His pickaxe lay on the ground before him, for he was resting after his long day’s toil in the mine.
Toil! He shuddered when he thought of the weary monotony of his life. Down in the dark, dismal working he was compelled to hew and delve for twelve hours each day, and to satisfactorily perform the task set him by his warder before he was allowed his ration of food. Half an hour’s relaxation when leaving the mine was all that the discipline allowed, after which the convicts were compelled to return to the prison to their evening meal, and afterwards to work at various trades for two hours longer before they were sent to their cells. The French Republic shows no leniency towards prisoners condemned to travaux forces, and transported to the penal settlement in New Caledonia, consequently the latter live under a régime that is terribly harsh and oft-times absolutely inhuman.
Instead of chattering with the forcats, assassins, robbers, and scoundrels of all denominations and varieties of crime who were his fellow-prisoners, Hugh, in the brief half-hour’s respite, usually came daily to the same spot, to reflect upon his position, and try to devise some means of escape.

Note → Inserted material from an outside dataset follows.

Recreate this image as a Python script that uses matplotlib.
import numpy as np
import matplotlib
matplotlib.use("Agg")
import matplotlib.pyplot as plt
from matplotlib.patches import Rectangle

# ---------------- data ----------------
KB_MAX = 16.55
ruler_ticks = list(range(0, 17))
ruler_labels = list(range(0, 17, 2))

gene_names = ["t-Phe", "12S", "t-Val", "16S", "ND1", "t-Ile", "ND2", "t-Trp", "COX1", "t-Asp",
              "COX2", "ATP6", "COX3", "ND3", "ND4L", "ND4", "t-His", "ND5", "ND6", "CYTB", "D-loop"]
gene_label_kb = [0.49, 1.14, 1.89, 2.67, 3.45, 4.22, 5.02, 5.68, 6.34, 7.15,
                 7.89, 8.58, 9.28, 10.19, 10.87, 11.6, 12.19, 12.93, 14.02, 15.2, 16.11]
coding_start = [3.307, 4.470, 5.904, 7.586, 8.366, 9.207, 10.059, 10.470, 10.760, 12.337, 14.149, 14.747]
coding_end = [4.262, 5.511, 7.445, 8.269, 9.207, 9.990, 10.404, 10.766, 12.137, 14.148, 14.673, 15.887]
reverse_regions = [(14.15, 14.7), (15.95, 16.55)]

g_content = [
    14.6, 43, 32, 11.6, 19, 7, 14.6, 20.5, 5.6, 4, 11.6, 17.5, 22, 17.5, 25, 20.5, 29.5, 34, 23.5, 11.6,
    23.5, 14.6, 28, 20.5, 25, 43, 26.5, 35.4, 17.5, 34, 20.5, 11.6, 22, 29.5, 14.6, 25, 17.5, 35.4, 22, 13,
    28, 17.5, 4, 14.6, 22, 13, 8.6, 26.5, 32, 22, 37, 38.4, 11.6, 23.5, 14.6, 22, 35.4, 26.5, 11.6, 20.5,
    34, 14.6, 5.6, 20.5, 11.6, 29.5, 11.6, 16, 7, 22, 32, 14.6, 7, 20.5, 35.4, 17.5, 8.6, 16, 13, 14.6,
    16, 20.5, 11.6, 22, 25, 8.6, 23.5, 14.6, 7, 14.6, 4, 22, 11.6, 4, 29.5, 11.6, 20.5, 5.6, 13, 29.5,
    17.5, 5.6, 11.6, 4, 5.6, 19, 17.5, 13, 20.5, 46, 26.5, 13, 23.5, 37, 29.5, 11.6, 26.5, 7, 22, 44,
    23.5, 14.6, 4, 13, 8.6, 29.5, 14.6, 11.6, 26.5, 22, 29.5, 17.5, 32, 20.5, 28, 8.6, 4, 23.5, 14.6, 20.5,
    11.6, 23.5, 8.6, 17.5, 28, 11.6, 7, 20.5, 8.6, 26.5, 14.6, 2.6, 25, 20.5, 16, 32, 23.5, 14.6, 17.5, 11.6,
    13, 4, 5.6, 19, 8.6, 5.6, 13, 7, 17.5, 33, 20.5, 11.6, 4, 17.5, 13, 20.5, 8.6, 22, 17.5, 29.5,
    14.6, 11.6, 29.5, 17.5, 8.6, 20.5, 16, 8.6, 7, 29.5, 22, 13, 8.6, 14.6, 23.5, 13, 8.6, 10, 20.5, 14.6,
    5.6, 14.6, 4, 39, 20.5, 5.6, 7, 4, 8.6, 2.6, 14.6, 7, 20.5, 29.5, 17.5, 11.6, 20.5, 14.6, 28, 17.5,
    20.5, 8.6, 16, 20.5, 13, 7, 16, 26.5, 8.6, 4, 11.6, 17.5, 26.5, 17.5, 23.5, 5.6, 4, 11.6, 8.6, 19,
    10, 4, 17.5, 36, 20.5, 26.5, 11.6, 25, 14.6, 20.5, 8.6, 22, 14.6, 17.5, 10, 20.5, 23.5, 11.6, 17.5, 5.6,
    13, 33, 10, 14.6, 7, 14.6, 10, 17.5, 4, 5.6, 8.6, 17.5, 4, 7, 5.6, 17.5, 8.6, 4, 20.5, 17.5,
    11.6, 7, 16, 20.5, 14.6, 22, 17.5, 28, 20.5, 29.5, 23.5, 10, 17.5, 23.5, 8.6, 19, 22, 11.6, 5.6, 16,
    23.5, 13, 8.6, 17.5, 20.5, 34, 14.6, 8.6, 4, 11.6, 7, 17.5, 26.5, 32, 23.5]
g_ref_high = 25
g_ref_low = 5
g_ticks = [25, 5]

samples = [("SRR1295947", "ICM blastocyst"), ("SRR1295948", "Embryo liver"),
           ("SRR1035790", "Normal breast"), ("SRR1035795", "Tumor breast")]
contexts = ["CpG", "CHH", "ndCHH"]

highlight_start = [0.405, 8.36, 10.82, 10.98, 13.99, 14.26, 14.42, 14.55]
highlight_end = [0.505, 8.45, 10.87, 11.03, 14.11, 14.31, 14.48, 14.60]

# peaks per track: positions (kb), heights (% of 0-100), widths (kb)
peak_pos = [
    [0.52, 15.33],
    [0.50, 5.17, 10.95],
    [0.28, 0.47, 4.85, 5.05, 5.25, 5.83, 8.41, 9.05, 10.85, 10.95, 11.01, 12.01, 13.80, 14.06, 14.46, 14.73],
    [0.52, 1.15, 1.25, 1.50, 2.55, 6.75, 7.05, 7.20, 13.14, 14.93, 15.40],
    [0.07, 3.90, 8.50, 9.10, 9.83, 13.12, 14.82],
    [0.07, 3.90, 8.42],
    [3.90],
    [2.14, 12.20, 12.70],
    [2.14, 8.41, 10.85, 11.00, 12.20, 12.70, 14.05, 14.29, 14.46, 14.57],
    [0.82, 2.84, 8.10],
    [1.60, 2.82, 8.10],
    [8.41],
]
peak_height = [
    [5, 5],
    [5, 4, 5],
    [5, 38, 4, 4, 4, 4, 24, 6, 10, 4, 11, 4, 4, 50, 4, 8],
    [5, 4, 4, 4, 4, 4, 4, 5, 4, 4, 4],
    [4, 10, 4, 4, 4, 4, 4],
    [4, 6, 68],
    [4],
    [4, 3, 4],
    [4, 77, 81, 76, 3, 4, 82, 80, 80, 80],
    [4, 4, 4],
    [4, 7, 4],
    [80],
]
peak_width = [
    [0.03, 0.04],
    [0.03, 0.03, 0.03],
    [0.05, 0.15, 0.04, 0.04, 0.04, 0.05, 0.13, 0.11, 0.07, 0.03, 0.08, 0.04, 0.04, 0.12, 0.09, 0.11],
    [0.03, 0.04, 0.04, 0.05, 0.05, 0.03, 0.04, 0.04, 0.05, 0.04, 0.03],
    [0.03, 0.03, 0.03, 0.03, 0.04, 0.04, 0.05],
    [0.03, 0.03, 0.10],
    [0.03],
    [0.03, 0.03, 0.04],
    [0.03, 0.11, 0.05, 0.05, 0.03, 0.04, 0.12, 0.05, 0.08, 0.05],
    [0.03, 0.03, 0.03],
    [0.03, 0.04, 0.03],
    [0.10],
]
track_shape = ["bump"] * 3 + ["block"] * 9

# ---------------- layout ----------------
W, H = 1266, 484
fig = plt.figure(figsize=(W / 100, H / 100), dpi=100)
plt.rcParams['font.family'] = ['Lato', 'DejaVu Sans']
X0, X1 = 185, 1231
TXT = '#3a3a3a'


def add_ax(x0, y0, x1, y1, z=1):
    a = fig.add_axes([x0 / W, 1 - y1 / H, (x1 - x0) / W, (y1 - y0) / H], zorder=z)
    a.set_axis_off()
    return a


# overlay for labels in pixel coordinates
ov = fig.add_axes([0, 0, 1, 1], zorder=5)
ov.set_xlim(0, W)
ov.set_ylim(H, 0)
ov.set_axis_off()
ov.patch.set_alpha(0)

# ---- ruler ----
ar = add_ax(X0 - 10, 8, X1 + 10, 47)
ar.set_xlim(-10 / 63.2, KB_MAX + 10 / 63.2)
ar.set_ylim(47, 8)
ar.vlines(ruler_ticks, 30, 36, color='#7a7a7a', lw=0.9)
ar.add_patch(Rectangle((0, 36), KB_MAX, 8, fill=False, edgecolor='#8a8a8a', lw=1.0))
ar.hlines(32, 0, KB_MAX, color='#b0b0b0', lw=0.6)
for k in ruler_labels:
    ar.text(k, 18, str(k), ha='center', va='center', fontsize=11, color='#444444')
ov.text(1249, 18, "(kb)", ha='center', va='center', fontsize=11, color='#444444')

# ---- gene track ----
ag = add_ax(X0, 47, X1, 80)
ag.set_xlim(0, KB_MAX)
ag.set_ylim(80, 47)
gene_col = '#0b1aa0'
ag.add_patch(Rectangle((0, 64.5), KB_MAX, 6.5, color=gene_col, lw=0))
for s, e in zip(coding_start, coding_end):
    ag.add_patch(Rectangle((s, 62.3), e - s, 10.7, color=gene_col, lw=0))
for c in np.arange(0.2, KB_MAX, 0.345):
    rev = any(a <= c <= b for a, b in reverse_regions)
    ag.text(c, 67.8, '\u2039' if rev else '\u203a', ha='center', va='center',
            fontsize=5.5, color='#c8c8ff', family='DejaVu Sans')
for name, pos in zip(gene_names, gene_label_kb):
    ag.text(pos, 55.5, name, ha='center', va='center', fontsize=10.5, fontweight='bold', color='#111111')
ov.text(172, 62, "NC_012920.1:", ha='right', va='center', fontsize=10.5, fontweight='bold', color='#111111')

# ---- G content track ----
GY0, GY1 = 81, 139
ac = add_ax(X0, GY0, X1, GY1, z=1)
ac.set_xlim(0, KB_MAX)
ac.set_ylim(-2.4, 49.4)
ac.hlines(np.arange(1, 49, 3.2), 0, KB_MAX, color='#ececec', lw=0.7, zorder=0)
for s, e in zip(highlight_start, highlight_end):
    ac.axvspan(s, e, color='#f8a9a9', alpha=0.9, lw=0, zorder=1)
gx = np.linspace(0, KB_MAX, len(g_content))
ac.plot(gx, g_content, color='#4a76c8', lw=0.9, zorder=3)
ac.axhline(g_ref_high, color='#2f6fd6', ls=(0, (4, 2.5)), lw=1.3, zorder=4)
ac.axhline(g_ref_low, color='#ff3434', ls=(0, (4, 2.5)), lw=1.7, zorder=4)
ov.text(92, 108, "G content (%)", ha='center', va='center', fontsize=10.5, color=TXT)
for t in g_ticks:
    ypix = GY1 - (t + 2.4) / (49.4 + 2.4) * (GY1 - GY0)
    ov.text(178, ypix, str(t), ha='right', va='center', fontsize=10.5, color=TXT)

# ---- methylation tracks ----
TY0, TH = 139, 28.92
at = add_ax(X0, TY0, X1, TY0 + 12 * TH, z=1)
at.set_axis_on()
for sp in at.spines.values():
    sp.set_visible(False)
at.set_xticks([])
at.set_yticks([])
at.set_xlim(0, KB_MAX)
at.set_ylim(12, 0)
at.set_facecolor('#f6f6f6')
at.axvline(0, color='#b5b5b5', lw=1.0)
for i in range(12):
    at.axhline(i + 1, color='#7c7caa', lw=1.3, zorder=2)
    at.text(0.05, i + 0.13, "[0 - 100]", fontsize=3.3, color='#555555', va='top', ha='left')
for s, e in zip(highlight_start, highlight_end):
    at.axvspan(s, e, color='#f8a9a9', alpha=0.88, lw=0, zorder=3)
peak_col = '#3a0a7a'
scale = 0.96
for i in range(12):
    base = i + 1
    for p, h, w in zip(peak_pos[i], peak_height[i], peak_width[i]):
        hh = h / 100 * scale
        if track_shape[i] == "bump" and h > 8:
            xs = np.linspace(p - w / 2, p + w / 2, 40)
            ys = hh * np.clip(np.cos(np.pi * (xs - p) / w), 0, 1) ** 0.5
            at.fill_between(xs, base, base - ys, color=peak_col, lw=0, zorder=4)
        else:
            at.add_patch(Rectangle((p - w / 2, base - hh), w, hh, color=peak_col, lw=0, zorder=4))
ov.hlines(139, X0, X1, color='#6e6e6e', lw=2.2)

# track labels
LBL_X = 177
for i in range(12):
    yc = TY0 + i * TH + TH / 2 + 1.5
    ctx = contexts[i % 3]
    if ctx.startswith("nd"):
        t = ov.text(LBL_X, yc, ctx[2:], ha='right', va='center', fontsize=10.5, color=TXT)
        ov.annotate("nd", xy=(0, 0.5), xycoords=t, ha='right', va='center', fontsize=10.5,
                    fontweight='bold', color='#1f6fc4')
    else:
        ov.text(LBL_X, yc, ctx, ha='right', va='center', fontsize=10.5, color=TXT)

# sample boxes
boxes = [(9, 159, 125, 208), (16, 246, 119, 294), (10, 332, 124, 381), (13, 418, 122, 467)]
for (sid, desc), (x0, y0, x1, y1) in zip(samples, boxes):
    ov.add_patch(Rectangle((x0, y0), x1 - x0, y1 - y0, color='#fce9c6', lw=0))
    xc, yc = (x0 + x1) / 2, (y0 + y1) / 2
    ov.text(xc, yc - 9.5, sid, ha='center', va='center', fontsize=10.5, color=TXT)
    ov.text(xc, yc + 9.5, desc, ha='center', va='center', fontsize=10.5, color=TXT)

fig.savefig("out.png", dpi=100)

His conviction and transportation had been so rapid that only a confused recollection of it existed in his memory. He remembered the Assize Court—how the sun insolently, ironically, cast his joyous, sparkling beams into the gloomy, densely packed apartment. The hall, dismal and smoke-begrimed, is anything but imposing at best, but it was filled with the foetid exhalations from the crowd that had long taken up every vacant space. The gendarmes at his side looked at one another and smiled. The evidence was given—what it was he did not thoroughly understand—yet he, an upright man, resolute, honest to the very soul, and good-natured to simplicity, found himself accused of complicity in the murder of a man he had never heard of. Despondent at Valérie’s desertion, he took no steps to defend himself; he was heedless of everything.
Then the verdict was pronounced, and the sentence—fifteen years’ penal servitude!
He heard it, but in his apathetic frame of mind he was unaffected by it. He smiled as he recognised how mean was this noted Criminal Court of the Seine, with its paltry chandelier, the smoky ceiling, and the battered crucifix that hung over the bench on which the judges sat in their scarlet robes. Suddenly he thought of Valérie. Surely she would know through the newspapers that his trial was fixed for that day? Why did she not come forward and assist him in proving his innocence.
He strained his eyes among the sea of faces that were turned towards him with the same inquisitive look. She was not there.
“Prisoner, have you anything to say?” asked the presiding judge, when he delivered sentence.
The question fell upon Hugh’s ears and roused him. The thought that Valérie had made no sign since his arrest, although he had written to her, again recurred to him. The die was cast. What probability, what hope, was there of liberty? For the twentieth time, perhaps, this cruel agony, this doubt as to Valérie’s faithfulness, returned to him. She was absent; she had forsaken him.
“Will you answer me, prisoner? Have you anything to say?” repeated the judge sternly.